NH35 and NH36 compatibility should not be assumed without checking the dial, calendar, and case opening relationship.
Tolerance Stack Impact
All relevant dimensions vary under real manufacturing and assembly conditions.
Critical relationships include:
- Movement height vs case depth
- Movement diameter or spacer diameter vs case cavity
- Stem height vs crown tube bore
- Hand stack vs crystal clearance
- Rotor envelope vs caseback clearance
- Caseback position vs gasket compression
- Holder fit vs movement stability
- Dial seat position vs visual and functional alignment
Tolerance behaviour must be validated under worst-case conditions.
Failure occurs when:
- Clearance collapses
- Compression exceeds limits
- Interfaces lose alignment
- Movement position changes after assembly
- A nominally correct case becomes inconsistent in production
Nominal values are not enough for NH35 / NH36 case design. The case must remain functional across realistic manufacturing, finishing, and assembly variation.
Assembly Constraints
Assembly must be physically executable.
The case design must allow:
- Movement and holder insertion through the case opening
- Correct dial and hand installation sequence
- Crown and stem engagement without force
- Access to securing components
- Caseback closure without disturbing movement position
- Service access where required
Failure can result in:
- Blocked assembly sequence
- Forced installation
- Damaged hands, dial, stem, or movement
- Inconsistent movement seating
- Unreliable final fit
- Holder damage or incorrect seating
Assembly feasibility must be resolved during design, not discovered during prototype build.
A case that is theoretically correct but difficult to assemble is not a complete engineering solution.
Sealing System Interaction
Sealing performance depends on stable geometry.

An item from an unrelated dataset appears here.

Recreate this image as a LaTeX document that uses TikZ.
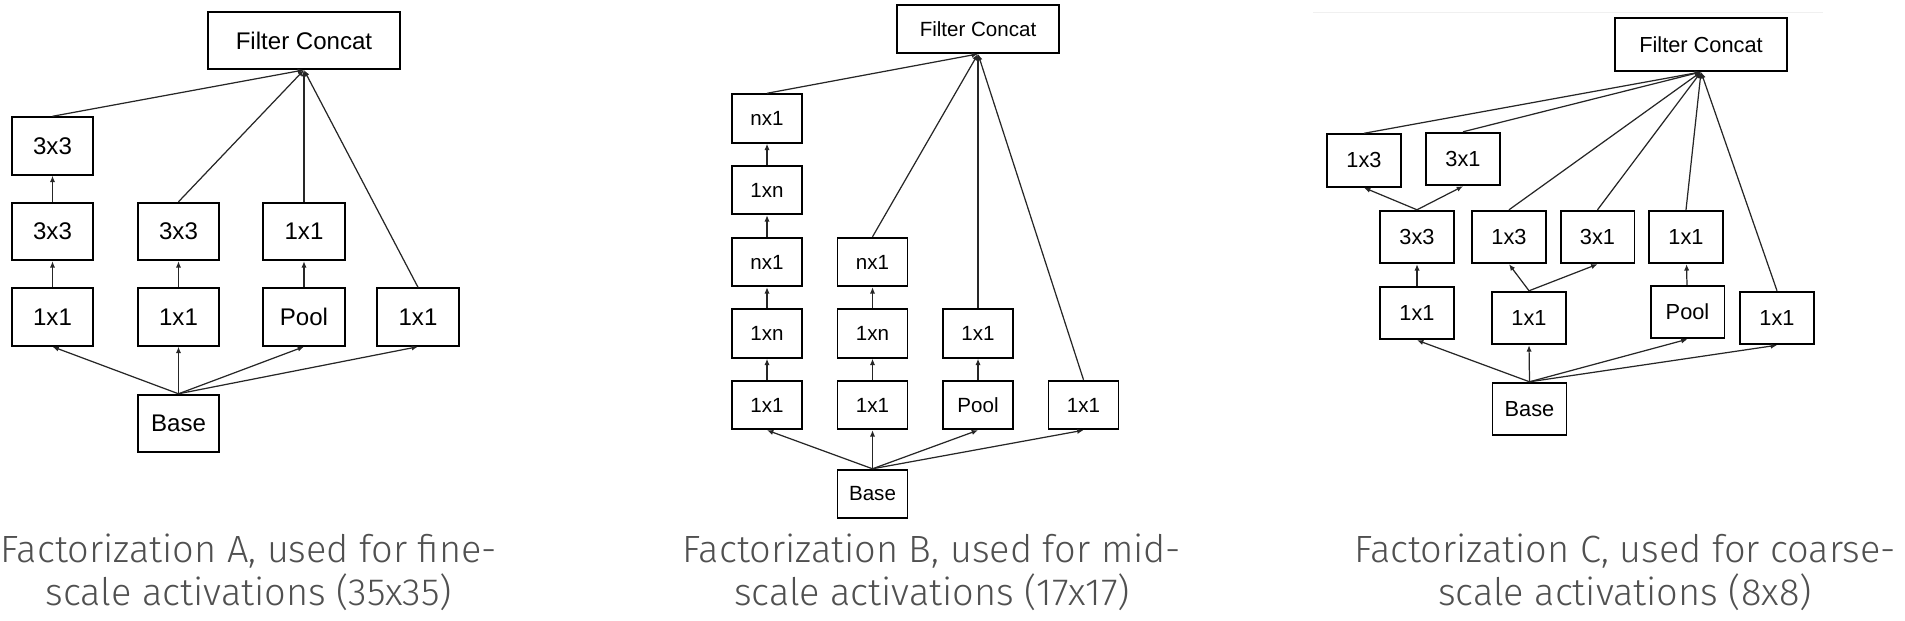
\documentclass[tikz,border=0pt]{standalone}
\usepackage{fontspec}
\setmainfont{Liberation Sans}
\newfontfamily\capfont{Fira Sans Light}
\usepackage{xcolor}
\usetikzlibrary{arrows.meta, positioning}
\definecolor{capgray}{RGB}{80,80,80}
\tikzset{
    layer/.style={
        rectangle,
        draw=black,
        line width=1.1pt,
        inner sep=0pt,
        fill=white
    },
    layerA/.style={
        layer,
        minimum width=1.63cm,
        minimum height=1.15cm,
        font=\fontsize{13.7}{16}\selectfont
    },
    layerB/.style={
        layer,
        minimum width=1.40cm,
        minimum height=0.97cm,
        font=\fontsize{11.7}{14}\selectfont
    },
    layerC/.style={
        layer,
        minimum width=1.48cm,
        minimum height=1.05cm,
        font=\fontsize{12.4}{14}\selectfont
    },
    conn/.style={
        draw=black!85,
        line width=0.7pt,
        -{Latex[length=3.6pt,width=3pt]}
    },
    caption/.style={
        anchor=base,
        text=capgray,
        inner sep=0pt,
        font=\capfont\fontsize{21.6}{26}\selectfont
    }
}

\begin{document}
\begin{tikzpicture}[x=0.02cm, y=-0.02cm]

\useasboundingbox (0,0) rectangle (1905,621);

% Factorization A
\node[layerA, minimum width=3.84cm, minimum height=1.14cm] (concatA) at (304,40.5) {Filter Concat};
\node[layerA] (a1top) at (52.5,146) {3x3};
\node[layerA] (a1mid) at (52.5,231.5) {3x3};
\node[layerA] (a1bot) at (52.5,317) {1x1};
\node[layerA] (a2mid) at (178.5,231.5) {3x3};
\node[layerA] (a2bot) at (178.5,317) {1x1};
\node[layerA] (a3mid) at (304,231.5) {1x1};
\node[layerA] (a3bot) at (304,317) {Pool};
\node[layerA] (a4bot) at (418,317) {1x1};
\node[layerA] (baseA) at (178.5,423.5) {Base};

\draw[conn] (baseA.north) -- (a1bot.south);
\draw[conn] (baseA.north) -- (a2bot.south);
\draw[conn] (baseA.north) -- (a3bot.south);
\draw[conn] (baseA.north) -- (a4bot.south);
\draw[conn] (a1bot) -- (a1mid);
\draw[conn] (a1mid) -- (a1top);
\draw[conn] (a2bot) -- (a2mid);
\draw[conn] (a3bot) -- (a3mid);
\draw[conn] (a1top.north) -- (concatA.south);
\draw[conn] (a2mid.north) -- (concatA.south);
\draw[conn] (a3mid.north) -- (concatA.south);
\draw[conn] (a4bot.north) -- (concatA.south);

\node[caption] (capA1) at (249,562) {Factorization A, used for fine-};
\node[caption] (capA2) at (249,605) {scale activations (35x35)};

% Factorization B
\node[layerB, minimum width=3.24cm, minimum height=0.96cm] (concatB) at (978,29) {Filter Concat};
\node[layerB] (b1r1) at (767,118.5) {nx1};
\node[layerB] (b1r2) at (767,190) {1xn};
\node[layerB] (b1r3) at (767,262) {nx1};
\node[layerB] (b1r4) at (767,333.5) {1xn};
\node[layerB] (b1r5) at (767,405) {1x1};
\node[layerB] (b2r3) at (872.5,262) {nx1};
\node[layerB] (b2r4) at (872.5,333.5) {1xn};
\node[layerB] (b2r5) at (872.5,405) {1x1};
\node[layerB] (b3r4) at (978,333.5) {1x1};
\node[layerB] (b3r5) at (978,405) {Pool};
\node[layerB] (b4r5) at (1083.5,405) {1x1};
\node[layerB] (baseB) at (872.5,494) {Base};

\draw[conn] (baseB.north) -- (b1r5.south);
\draw[conn] (baseB.north) -- (b2r5.south);
\draw[conn] (baseB.north) -- (b3r5.south);
\draw[conn] (baseB.north) -- (b4r5.south);
\draw[conn] (b1r5) -- (b1r4);
\draw[conn] (b1r4) -- (b1r3);
\draw[conn] (b1r3) -- (b1r2);
\draw[conn] (b1r2) -- (b1r1);
\draw[conn] (b2r5) -- (b2r4);
\draw[conn] (b2r4) -- (b2r3);
\draw[conn] (b3r5) -- (b3r4);
\draw[conn] (b1r1.north) -- (concatB.south);
\draw[conn] (b2r3.north) -- (concatB.south);
\draw[conn] (b3r4.north) -- (concatB.south);
\draw[conn] (b4r5.north) -- (concatB.south);

\node[caption] (capB1) at (932,562) {Factorization B, used for mid-};
\node[caption] (capB2) at (932,605) {scale activations (17x17)};

% Factorization C
\draw[black!6, line width=0.5pt] (1313,12) -- (1823,12);
\node[layerC, minimum width=3.44cm, minimum height=1.06cm] (concatC) at (1701,44.5) {Filter Concat};
\node[layerC] (c1top) at (1364,160.5) {1x3};
\node[layerC] (c2top) at (1463,159) {3x1};
\node[layerC] (c1mid) at (1417,237) {3x3};
\node[layerC] (c2mid) at (1509,237) {1x3};
\node[layerC] (c3mid) at (1597.5,237) {3x1};
\node[layerC] (c4mid) at (1686,237) {1x1};
\node[layerC] (c1bot) at (1417,313) {1x1};
\node[layerC] (c2bot) at (1529,318) {1x1};
\node[layerC] (c3bot) at (1687.5,312) {Pool};
\node[layerC] (c4bot) at (1777,318) {1x1};
\node[layerC] (baseC) at (1529.5,409) {Base};

\draw[conn] (baseC.north) -- (c1bot.south);
\draw[conn] (baseC.north) -- (c2bot.south);
\draw[conn] (baseC.north) -- (c3bot.south);
\draw[conn] (baseC.north) -- (c4bot.south);
\draw[conn] (c1bot) -- (c1mid);
\draw[conn] (c1mid.north) -- (c1top.south);
\draw[conn] (c1mid.north) -- (c2top.south);
\draw[conn] (c2bot.north) -- (c2mid.south);
\draw[conn] (c2bot.north) -- (c3mid.south);
\draw[conn] (c3bot) -- (c4mid);
\draw[conn] (c1top.north) -- (concatC.south);
\draw[conn] (c2top.north) -- (concatC.south);
\draw[conn] (c2mid.north) -- (concatC.south);
\draw[conn] (c3mid.north) -- (concatC.south);
\draw[conn] (c4mid.north) -- (concatC.south);
\draw[conn] (c4bot.north) -- (concatC.south);

\node[caption] (capC1) at (1625,562) {Factorization C, used for coarse-};
\node[caption] (capC2) at (1625,605) {scale activations (8x8)};

\end{tikzpicture}
\end{document}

NH35 / NH36 case design must account for:
- Caseback position
- Gasket compression
- Crown tube alignment
- Crown seal engagement
- Movement stack height
- Holder or spacer height
- Retention method
- Caseback and movement clearance
Failure can result in:
- Under-compression and leakage
- Over-compression and gasket deformation
- Caseback interference with the rotor
- Crown seal misalignment
- Variation between assembled units
- Movement position change after closure
Sealing must remain consistent across tolerance conditions.
The sealing system cannot be treated separately from movement fit. Caseback position, rotor clearance, axial stack height, holder geometry, and gasket compression are part of the same vertical design problem.
Structural Requirements
The case must maintain alignment under load.

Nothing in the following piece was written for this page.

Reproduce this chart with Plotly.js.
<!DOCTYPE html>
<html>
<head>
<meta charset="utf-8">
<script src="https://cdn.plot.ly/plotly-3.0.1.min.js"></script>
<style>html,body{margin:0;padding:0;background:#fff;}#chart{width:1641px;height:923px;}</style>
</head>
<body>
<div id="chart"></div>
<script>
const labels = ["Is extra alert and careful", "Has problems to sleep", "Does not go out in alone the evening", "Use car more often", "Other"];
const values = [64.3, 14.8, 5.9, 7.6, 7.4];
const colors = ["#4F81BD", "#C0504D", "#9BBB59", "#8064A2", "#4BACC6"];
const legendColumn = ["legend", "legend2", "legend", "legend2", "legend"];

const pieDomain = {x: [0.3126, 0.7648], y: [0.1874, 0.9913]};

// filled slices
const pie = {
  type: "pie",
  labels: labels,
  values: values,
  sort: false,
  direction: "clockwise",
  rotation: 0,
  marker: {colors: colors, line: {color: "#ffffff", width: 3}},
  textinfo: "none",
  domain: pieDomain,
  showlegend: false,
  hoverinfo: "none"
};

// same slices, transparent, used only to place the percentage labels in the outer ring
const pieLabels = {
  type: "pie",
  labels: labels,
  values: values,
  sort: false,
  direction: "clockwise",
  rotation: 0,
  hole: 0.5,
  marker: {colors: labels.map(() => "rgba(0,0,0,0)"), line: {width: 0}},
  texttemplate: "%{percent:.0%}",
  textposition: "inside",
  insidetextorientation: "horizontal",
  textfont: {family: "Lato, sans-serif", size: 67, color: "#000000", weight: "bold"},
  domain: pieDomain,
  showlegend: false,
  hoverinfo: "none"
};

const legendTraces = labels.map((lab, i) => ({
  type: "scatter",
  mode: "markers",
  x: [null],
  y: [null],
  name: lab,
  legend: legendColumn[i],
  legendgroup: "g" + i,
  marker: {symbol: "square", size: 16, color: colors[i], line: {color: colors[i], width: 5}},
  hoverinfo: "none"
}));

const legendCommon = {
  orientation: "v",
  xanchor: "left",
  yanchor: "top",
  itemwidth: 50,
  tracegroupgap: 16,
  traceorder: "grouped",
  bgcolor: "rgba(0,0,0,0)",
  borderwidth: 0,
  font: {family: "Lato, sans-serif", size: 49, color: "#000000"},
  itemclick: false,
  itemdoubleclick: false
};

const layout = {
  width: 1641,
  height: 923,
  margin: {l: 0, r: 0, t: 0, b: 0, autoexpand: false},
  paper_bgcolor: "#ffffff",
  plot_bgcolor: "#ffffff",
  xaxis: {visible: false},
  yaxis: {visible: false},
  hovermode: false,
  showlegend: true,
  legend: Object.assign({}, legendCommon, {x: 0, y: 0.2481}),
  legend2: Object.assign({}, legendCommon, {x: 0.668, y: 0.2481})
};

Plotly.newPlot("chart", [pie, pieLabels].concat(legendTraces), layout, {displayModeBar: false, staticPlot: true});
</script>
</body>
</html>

Structural requirements include:
- Adequate wall thickness around the movement cavity
- Sufficient material around the crown tube bore
- Stable caseback thread or retention geometry
- Controlled deformation under tightening or pressure
- Rigid support for the movement-retention system
- Stable support for the holder or spacer
Structural instability can result in:
- Alignment loss
- Sealing variation
- Crown tube movement
- Caseback distortion
- Rotor clearance change
- Performance degradation over time
The NH35 / NH36 does not only require enough space. It requires a case structure stable enough to preserve alignment, clearance, holder fit, and sealing behaviour in use.
Common NH35 / NH36 Case Design Failures
Typical NH35 / NH36 case failures include:
- Assuming “NH35 compatible” means properly engineered
- Crown misalignment from incorrect stem positioning
- Crown tube bore positioned from external appearance instead of stem height
- Rotor contact under tolerance variation
- Hand interference with the crystal
- Movement instability due to poor radial control
- Holder or spacer instability
- Excessive case thickness from unmanaged axial stack-up
- NH35 and NH36 calendar interfaces treated as identical
- Sealing inconsistency due to uncontrolled gasket compression
- Caseback used to force axial retention without proper stack control
These failures usually originate from unresolved constraints rather than one isolated wrong dimension.

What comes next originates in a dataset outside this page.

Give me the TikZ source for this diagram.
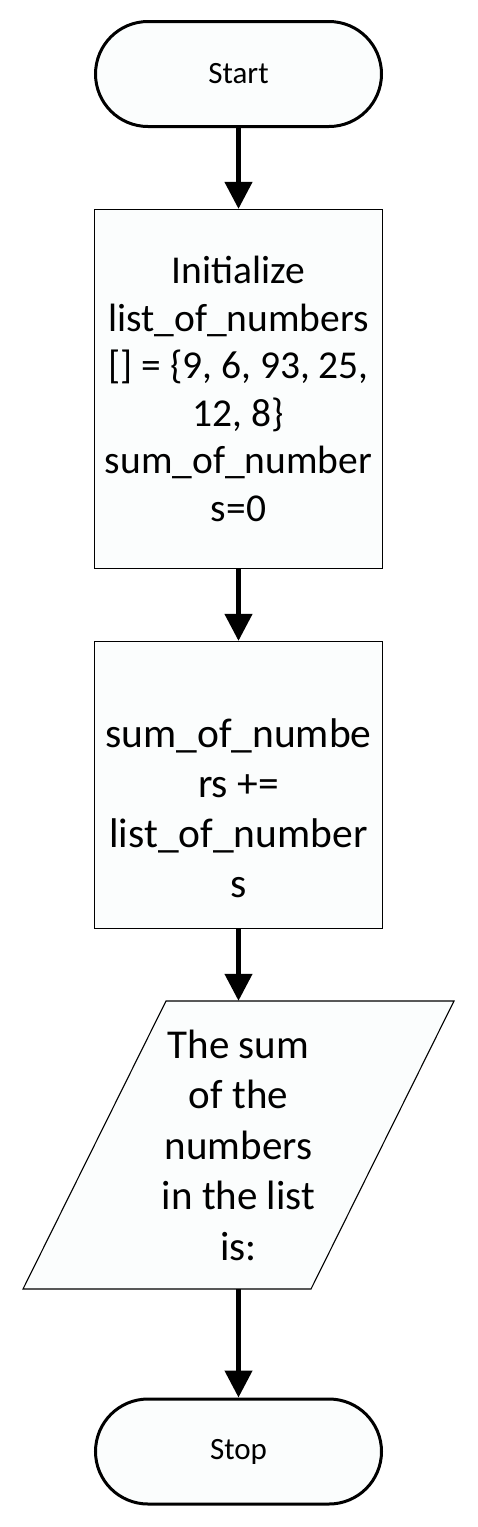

The movement must be treated as a connected system.
Movement-Specific Case Architecture
A proper NH35 / NH36 case design is not just a case that can physically contain the movement.
It is a movement-specific internal architecture that resolves:
- Radial fit
- Holder and spacer integration
- Axial stack
- Stem alignment
- Crown tube position
- Dial seating
- Calendar display relationship
- Hand clearance
- Rotor clearance
- Caseback position
- Sealing behaviour
- Movement retention
- Assembly sequence
This is the difference between placing a movement inside a case and engineering a case around the movement.
HorologyCAD treats the NH35 / NH36 as one of its primary reference movement families for movement-led, lug-agnostic case architecture.
The internal case system must be correct before external styling, lug form, bezel design, or crown guards are developed.
Design Strategy
Effective NH35 / NH36 case design requires:
- Starting from verified movement constraints
- Defining radial and axial clearance systems
- Designing around holder or spacer integration
- Positioning the crown system from stem height
- Coordinating the calendar display with the dial and case opening
- Providing a valid rotor clearance envelope
- Designing the movement retention method early
- Validating tolerance behaviour under worst-case conditions
- Ensuring assembly feasibility
- Aligning geometry with manufacturing capability
All constraints must be resolved before external geometry is finalised.
The external case design can vary. The internal movement-fit architecture cannot be guessed.
Final Statement
The NH35 / NH36 defines the fixed internal constraint system for the case.
A valid case design must:
- Maintain controlled clearance in all directions
- Preserve alignment across all interfaces
- Accommodate tolerance variation
- Support reliable holder or spacer integration
- Protect hand and rotor clearance
- Coordinate the calendar interface
- Maintain sealing geometry
- Assemble without force
- Perform under real operating conditions
The movement defines the system.
The case must be engineered to match it.